Philosophie, hélas ! jurisprudence, médecine, et toi aussi, triste théologie !… je vous ai donc étudiées à fond avec ardeur et patience : et maintenant me voici là, pauvre fou, tout aussi sage que devant. Je m’intitule, il est vrai, maître, docteur, et, depuis dix ans, je promène çà et là mes élèves par le nez. — Et je vois bien que nous ne pouvons rien connaître !… Voilà ce qui me brûle le sang ! J’en sais plus, il est vrai, que tout ce qu’il y a de sots, de docteurs, de maîtres, d’écrivains et de moines au monde !
Dr. Faustus was a real person who lived in Germany at the time of Martin Luther, probably between 1480 and 1540. Dr. Faustus had a reputation for not just wisdom but magical wisdom.

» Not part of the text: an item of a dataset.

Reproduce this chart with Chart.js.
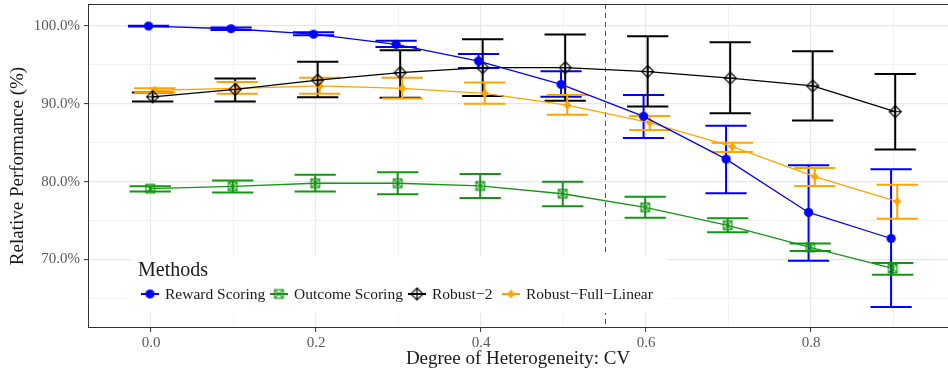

Faust declares that he wants really to live. Instead of studying, he wants money and women. The devil makes the bargain for Faust’s soul in return for giving the professor everything that he wants; he has Faust sign a contract in blood.
Johann Wolfgang von Goethe, Faust, Part 2
The second part of Faust, completed in 1831, explores the meaning of art for Goethe, the German nation, and his age. Can the art and literature of classical Greece provide the absolute model for Europe? Are the classical canons and forms absolute standards by which we measure our own cultural achievements? Is it the purpose of art to appeal to human reason? Or is it the purpose of art to appeal to our feelings and emotions, and must each new age and each people finds its own way, its own standards and criteria of beauty? The question of the role of beauty and cultural standards is one that every thoughtful person must decide on his or her own terms.
Chief among Enlightenment values was admiration for the classical cultures of Greece and Rome. People believed that the Greeks and Romans could be emulated but not surpassed; the models were the Iliad and the Aeneid. France was seen as the great modern example of culture, and cultivated people, including Goethe, frequently wrote and spoke in French.
From the new perspective of romanticism, men and women were creatures of impulse; the irrational plays an important role in human life. People can try to suppress their emotions under a veneer of reason, but the emotions will break free.
This course has examined several epic poems: the Iliad, Gilgamesh, Beowulf, the Aeneid, and The Divine Comedy. The epic has been the vehicle for some of the noblest ideas in literature.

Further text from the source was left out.